What the task asks: Below are some records. Reproduce them exactly from their first line through the line with "ax.set_ylim(1e-24, 1e-20)", inclusive.

--- Start ---

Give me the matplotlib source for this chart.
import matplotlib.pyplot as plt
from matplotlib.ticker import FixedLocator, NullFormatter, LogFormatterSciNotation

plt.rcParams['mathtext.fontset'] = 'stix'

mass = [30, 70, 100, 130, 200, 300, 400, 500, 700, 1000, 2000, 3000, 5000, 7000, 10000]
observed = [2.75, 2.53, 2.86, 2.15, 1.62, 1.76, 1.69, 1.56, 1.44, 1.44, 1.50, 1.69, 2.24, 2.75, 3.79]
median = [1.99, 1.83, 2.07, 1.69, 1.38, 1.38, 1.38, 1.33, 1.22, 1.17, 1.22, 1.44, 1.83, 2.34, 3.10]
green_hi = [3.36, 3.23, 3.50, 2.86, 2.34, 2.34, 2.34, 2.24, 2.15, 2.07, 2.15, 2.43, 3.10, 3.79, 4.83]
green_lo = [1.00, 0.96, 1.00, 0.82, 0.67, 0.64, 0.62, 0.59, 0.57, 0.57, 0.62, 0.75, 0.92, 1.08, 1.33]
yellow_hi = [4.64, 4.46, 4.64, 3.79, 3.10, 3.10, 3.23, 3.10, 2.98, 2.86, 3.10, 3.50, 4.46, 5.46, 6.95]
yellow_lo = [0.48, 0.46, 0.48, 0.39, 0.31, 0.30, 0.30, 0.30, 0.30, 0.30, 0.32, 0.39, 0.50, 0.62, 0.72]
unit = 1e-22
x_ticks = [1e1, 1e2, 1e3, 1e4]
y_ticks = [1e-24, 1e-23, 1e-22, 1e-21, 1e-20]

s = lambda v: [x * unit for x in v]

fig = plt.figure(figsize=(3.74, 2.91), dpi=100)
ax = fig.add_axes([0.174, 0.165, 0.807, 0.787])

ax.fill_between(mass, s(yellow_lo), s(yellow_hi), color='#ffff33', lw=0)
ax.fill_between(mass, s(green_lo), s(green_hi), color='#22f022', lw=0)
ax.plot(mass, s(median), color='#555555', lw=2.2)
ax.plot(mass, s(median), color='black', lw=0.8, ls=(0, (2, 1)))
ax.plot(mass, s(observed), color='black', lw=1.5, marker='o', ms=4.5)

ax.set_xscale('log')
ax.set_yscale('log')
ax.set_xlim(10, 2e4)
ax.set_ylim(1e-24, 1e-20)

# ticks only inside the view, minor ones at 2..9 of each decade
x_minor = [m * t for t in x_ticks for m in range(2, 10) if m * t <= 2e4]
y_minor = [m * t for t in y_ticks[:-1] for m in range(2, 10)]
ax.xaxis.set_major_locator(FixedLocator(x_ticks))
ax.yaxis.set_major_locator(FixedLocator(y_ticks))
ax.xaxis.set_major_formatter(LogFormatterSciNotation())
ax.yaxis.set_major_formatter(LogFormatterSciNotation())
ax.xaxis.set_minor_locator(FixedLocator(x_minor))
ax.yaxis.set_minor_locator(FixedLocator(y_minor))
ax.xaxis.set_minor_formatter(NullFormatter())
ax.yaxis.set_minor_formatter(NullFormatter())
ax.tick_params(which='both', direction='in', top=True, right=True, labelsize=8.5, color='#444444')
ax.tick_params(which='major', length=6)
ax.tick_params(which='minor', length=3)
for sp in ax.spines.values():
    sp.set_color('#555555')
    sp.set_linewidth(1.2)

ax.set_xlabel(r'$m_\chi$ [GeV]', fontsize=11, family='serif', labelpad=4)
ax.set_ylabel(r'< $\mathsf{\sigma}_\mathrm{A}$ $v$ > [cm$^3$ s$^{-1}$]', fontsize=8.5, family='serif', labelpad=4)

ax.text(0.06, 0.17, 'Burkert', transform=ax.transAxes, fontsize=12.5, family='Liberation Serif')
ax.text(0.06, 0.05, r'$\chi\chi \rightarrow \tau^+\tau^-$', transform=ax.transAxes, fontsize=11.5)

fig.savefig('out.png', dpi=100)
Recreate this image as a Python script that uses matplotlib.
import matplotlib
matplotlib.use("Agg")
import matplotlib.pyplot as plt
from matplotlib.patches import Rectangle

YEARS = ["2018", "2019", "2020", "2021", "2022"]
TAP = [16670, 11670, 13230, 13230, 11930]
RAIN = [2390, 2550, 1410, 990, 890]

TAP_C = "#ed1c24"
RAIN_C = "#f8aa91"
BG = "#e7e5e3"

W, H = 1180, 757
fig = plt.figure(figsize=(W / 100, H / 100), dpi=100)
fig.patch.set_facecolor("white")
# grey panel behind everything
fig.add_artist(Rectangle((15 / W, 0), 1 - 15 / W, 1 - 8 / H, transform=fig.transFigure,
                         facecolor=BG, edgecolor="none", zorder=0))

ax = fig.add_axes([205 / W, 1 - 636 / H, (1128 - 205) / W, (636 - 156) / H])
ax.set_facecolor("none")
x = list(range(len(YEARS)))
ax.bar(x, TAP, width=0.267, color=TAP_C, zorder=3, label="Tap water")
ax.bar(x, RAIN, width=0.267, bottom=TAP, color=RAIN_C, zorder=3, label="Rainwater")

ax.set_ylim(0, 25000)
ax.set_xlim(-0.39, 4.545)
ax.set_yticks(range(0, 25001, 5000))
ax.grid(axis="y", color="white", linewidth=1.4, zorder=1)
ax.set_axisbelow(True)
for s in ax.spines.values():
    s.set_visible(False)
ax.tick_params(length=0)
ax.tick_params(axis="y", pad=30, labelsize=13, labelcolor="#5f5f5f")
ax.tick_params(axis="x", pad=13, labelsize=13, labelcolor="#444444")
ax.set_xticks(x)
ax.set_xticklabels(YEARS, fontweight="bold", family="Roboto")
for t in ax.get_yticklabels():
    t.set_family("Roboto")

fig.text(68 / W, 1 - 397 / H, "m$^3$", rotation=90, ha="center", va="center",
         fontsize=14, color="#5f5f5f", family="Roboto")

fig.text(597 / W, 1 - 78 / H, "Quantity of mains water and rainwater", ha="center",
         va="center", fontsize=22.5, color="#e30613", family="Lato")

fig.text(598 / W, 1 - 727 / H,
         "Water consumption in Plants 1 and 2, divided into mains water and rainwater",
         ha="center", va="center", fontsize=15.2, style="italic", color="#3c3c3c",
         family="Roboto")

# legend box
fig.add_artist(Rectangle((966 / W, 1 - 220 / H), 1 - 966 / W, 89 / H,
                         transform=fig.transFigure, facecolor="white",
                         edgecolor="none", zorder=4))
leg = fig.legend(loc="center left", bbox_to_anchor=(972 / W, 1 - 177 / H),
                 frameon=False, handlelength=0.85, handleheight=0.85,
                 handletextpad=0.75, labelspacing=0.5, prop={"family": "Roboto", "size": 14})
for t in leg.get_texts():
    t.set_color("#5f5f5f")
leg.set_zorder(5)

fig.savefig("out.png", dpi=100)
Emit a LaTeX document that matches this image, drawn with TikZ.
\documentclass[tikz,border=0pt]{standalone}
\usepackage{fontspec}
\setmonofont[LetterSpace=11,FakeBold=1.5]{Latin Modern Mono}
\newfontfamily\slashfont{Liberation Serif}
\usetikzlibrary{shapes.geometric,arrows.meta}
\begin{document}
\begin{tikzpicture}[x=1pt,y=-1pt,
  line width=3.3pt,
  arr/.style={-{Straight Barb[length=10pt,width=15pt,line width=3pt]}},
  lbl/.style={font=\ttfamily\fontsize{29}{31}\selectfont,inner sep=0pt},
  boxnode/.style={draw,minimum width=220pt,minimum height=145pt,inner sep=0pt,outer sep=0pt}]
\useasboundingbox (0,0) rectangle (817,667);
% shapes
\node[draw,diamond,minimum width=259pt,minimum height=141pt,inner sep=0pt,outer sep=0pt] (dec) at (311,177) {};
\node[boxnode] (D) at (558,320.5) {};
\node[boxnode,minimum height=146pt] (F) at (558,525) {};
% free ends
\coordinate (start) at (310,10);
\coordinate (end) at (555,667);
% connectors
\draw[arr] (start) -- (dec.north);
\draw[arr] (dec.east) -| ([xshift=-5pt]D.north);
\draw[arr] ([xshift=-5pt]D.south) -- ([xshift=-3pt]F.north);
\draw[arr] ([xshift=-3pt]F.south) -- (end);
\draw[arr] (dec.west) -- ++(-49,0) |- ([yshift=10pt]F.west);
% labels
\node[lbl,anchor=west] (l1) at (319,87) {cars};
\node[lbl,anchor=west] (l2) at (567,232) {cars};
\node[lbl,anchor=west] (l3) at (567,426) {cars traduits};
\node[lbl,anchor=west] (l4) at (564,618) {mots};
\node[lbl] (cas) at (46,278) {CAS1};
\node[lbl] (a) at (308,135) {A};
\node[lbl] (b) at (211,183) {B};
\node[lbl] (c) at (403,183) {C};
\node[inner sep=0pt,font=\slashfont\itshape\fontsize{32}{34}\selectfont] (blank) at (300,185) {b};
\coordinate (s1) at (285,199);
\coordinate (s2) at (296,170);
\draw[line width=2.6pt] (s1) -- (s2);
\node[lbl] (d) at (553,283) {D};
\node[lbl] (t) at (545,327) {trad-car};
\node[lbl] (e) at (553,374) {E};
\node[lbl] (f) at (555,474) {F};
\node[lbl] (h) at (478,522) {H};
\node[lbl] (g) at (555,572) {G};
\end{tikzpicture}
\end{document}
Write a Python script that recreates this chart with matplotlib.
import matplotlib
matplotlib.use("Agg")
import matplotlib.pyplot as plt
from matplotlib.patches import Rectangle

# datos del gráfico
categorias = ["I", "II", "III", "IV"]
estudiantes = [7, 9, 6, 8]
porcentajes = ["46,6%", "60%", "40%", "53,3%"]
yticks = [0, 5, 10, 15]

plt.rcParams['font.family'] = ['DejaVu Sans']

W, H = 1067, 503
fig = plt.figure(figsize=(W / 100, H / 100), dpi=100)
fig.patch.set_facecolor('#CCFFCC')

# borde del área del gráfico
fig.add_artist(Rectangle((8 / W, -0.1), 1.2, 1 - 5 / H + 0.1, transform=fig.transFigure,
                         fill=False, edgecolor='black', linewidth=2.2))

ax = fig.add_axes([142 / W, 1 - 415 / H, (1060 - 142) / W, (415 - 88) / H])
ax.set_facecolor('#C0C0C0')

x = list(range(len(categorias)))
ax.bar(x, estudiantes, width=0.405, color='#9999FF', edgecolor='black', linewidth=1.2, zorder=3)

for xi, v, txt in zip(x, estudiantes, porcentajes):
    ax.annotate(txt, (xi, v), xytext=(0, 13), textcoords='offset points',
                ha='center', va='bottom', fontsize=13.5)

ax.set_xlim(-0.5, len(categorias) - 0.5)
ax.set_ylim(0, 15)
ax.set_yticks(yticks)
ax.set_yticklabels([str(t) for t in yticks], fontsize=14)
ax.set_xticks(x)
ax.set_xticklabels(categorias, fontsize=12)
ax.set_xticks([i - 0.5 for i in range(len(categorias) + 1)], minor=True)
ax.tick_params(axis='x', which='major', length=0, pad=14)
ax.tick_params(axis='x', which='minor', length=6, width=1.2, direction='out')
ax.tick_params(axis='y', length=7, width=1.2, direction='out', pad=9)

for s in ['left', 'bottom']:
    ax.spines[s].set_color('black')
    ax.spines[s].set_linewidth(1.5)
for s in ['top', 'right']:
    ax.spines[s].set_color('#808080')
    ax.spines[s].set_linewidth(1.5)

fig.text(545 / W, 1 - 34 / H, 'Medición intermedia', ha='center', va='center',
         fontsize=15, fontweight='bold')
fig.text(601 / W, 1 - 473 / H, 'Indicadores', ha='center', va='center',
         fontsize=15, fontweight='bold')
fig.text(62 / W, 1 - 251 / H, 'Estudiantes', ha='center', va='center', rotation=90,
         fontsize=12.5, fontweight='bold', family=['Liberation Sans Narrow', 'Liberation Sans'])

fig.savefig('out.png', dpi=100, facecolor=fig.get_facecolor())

--- End ---

The result:
Give me the matplotlib source for this chart.
import matplotlib.pyplot as plt
from matplotlib.ticker import FixedLocator, NullFormatter, LogFormatterSciNotation

plt.rcParams['mathtext.fontset'] = 'stix'

mass = [30, 70, 100, 130, 200, 300, 400, 500, 700, 1000, 2000, 3000, 5000, 7000, 10000]
observed = [2.75, 2.53, 2.86, 2.15, 1.62, 1.76, 1.69, 1.56, 1.44, 1.44, 1.50, 1.69, 2.24, 2.75, 3.79]
median = [1.99, 1.83, 2.07, 1.69, 1.38, 1.38, 1.38, 1.33, 1.22, 1.17, 1.22, 1.44, 1.83, 2.34, 3.10]
green_hi = [3.36, 3.23, 3.50, 2.86, 2.34, 2.34, 2.34, 2.24, 2.15, 2.07, 2.15, 2.43, 3.10, 3.79, 4.83]
green_lo = [1.00, 0.96, 1.00, 0.82, 0.67, 0.64, 0.62, 0.59, 0.57, 0.57, 0.62, 0.75, 0.92, 1.08, 1.33]
yellow_hi = [4.64, 4.46, 4.64, 3.79, 3.10, 3.10, 3.23, 3.10, 2.98, 2.86, 3.10, 3.50, 4.46, 5.46, 6.95]
yellow_lo = [0.48, 0.46, 0.48, 0.39, 0.31, 0.30, 0.30, 0.30, 0.30, 0.30, 0.32, 0.39, 0.50, 0.62, 0.72]
unit = 1e-22
x_ticks = [1e1, 1e2, 1e3, 1e4]
y_ticks = [1e-24, 1e-23, 1e-22, 1e-21, 1e-20]

s = lambda v: [x * unit for x in v]

fig = plt.figure(figsize=(3.74, 2.91), dpi=100)
ax = fig.add_axes([0.174, 0.165, 0.807, 0.787])

ax.fill_between(mass, s(yellow_lo), s(yellow_hi), color='#ffff33', lw=0)
ax.fill_between(mass, s(green_lo), s(green_hi), color='#22f022', lw=0)
ax.plot(mass, s(median), color='#555555', lw=2.2)
ax.plot(mass, s(median), color='black', lw=0.8, ls=(0, (2, 1)))
ax.plot(mass, s(observed), color='black', lw=1.5, marker='o', ms=4.5)

ax.set_xscale('log')
ax.set_yscale('log')
ax.set_xlim(10, 2e4)
ax.set_ylim(1e-24, 1e-20)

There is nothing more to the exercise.